Plusieurs allocutions ont suivi, dont celles d’Anne-Fleur Goll et de Camille Fournier à HEC en juin 2022, d’un collectif à l’ENSAT et de plusieurs promotions de Polytechnique le même mois, ou encore d’un collectif à Mines Paris et d’Albane Crespel à l’ESSEC.
Derrière des formats similaires, ces discours se situent-ils vraiment tous dans la même lignée ou font-ils émerger des positionnements différents ? Les replacer dans une chronologie permet d’en faire ressortir les logiques et de cerner ce qui a fait école et ce qui divise.
Les discours sont tous très personnels et font apparaître explicitement les émotions et états d’esprit des orateurs, que ceux-ci soient positifs (enthousiasme, passion, fierté, détermination) ou négatifs (peur, éco-anxiété, malaise, tristesse). Plusieurs mots reviennent souvent, comme les « doutes » et l’« anxiété » des étudiants, tout comme leurs « engagements » et « responsabilités ».

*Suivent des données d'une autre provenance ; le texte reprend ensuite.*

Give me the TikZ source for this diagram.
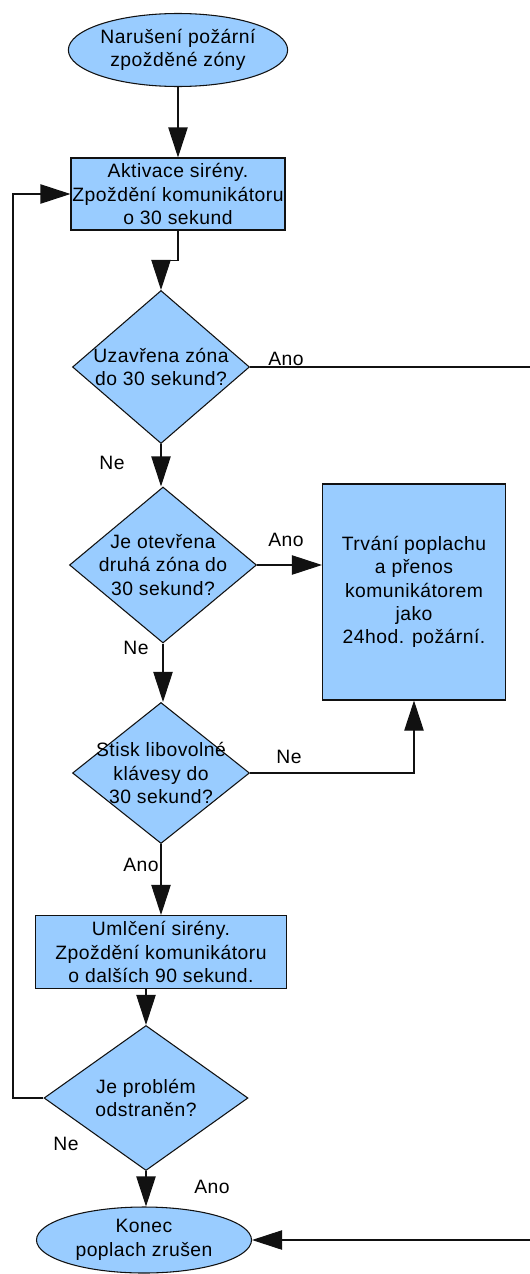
\documentclass[tikz,border=0pt]{standalone}
\usepackage{fontspec}
\setmainfont[LetterSpace=2.5]{Liberation Sans}
\usetikzlibrary{shapes.geometric,arrows.meta}
\definecolor{fillblue}{HTML}{99CCFF}
\definecolor{edgecol}{HTML}{111111}
\begin{document}
\begin{tikzpicture}[x=0.75pt,y=-0.75pt,
  every node/.style={font=\fontsize{14.5}{17.5}\selectfont, align=center, text=black},
  base/.style={draw=edgecol, fill=fillblue, line width=0.8pt, inner sep=0pt},
  term/.style={base, ellipse},
  proc/.style={base, rectangle},
  dec/.style={base, diamond},
  arr/.style={draw=edgecol, line width=0.8pt, -{Triangle[length=22.5pt,width=14.5pt]}},
  lbl/.style={inner sep=0pt}
]
\useasboundingbox (0,0) rectangle (530,1274);

\node[term, minimum width=160.5pt, minimum height=54.75pt] (start) at (178,50) {Narušení požární\\zpožděné zóny};
\node[proc, minimum width=160.5pt, minimum height=54pt] (box1) at (178,194) {Aktivace sirény.\\Zpoždění komunikátoru\\o 30 sekund};
\node[dec, minimum width=132.75pt, minimum height=114.75pt,
  label={[lbl]center:{Uzavřena zóna\\do 30 sekund?}}] (d1) at (161,367) {};
\node[dec, minimum width=140.25pt, minimum height=117pt,
  label={[lbl]center:{Je otevřena\\druhá zóna do\\30 sekund?}}] (d2) at (163,565) {};
\node[proc, minimum width=137.25pt, minimum height=162pt] (box2) at (414,592) {Trvání poplachu\\a přenos\\komunikátorem\\jako\\24hod. požární.};
\node[dec, minimum width=132.75pt, minimum height=105.75pt,
  label={[lbl]center:{Stisk libovolné\\klávesy do\\30 sekund?}}] (d3) at (161,773) {};
\node[proc, minimum width=188.25pt, minimum height=54.75pt] (box3) at (161,952) {Umlčení sirény.\\Zpoždění komunikátoru\\o dalších 90 sekund.};
\node[dec, minimum width=153pt, minimum height=108.75pt,
  label={[lbl]center:{Je problém\\odstraněn?}}] (d4) at (146,1098) {};
\node[term, minimum width=161.25pt, minimum height=49.5pt] (end) at (144,1240) {Konec\\poplach zrušen};

\coordinate (r1) at (545,367);
\coordinate (l1) at (13,1098);

\draw[arr] (start) -- (box1);
\draw[arr] (box1.south) -- ++(0,30) -| (d1.north);
\draw[arr] (d1.east) -- (r1) |- (end.east);
\draw[arr] (d1.south) -- (d1.south |- d2.north);
\draw[arr] (d2.east) -- (d2.east -| box2.west);
\draw[arr] (d2.south) -- (d2.south |- d3.north);
\draw[arr] (d3.east) -| (box2.south);
\draw[arr] (d3.south) -- (d3.south |- box3.north);
\draw[arr] (d4.north |- box3.south) -- (d4.north);
\draw[arr] (d4.south) -- (d4.south |- end.north);
\draw[arr] (d4.west) -- (l1) |- (box1.west);

\node[lbl] (a1) at (286,359) {Ano};
\node[lbl] (n1) at (112,463) {Ne};
\node[lbl] (a2) at (286,540) {Ano};
\node[lbl] (n2) at (136,648) {Ne};
\node[lbl] (n3) at (289,757) {Ne};
\node[lbl] (a3) at (141,865) {Ano};
\node[lbl] (n4) at (66,1144) {Ne};
\node[lbl] (a4) at (212,1187) {Ano};
\end{tikzpicture}
\end{document}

Les discours pointent tous une entité macroscopique – le « système », le « monde » – et estiment qu’il faut la « changer » et la « transformer ». Les problèmes identifiés sont globalement les mêmes : changement climatique, perte de la biodiversité, inégalités sociales, pollution. Pris dans leur ensemble, ces discours affichent le même style : ce sont des plaidoyers personnalisés, émotionnels, critiques et réflexifs sur l’état du monde qui proposent certaines pistes pour le transformer.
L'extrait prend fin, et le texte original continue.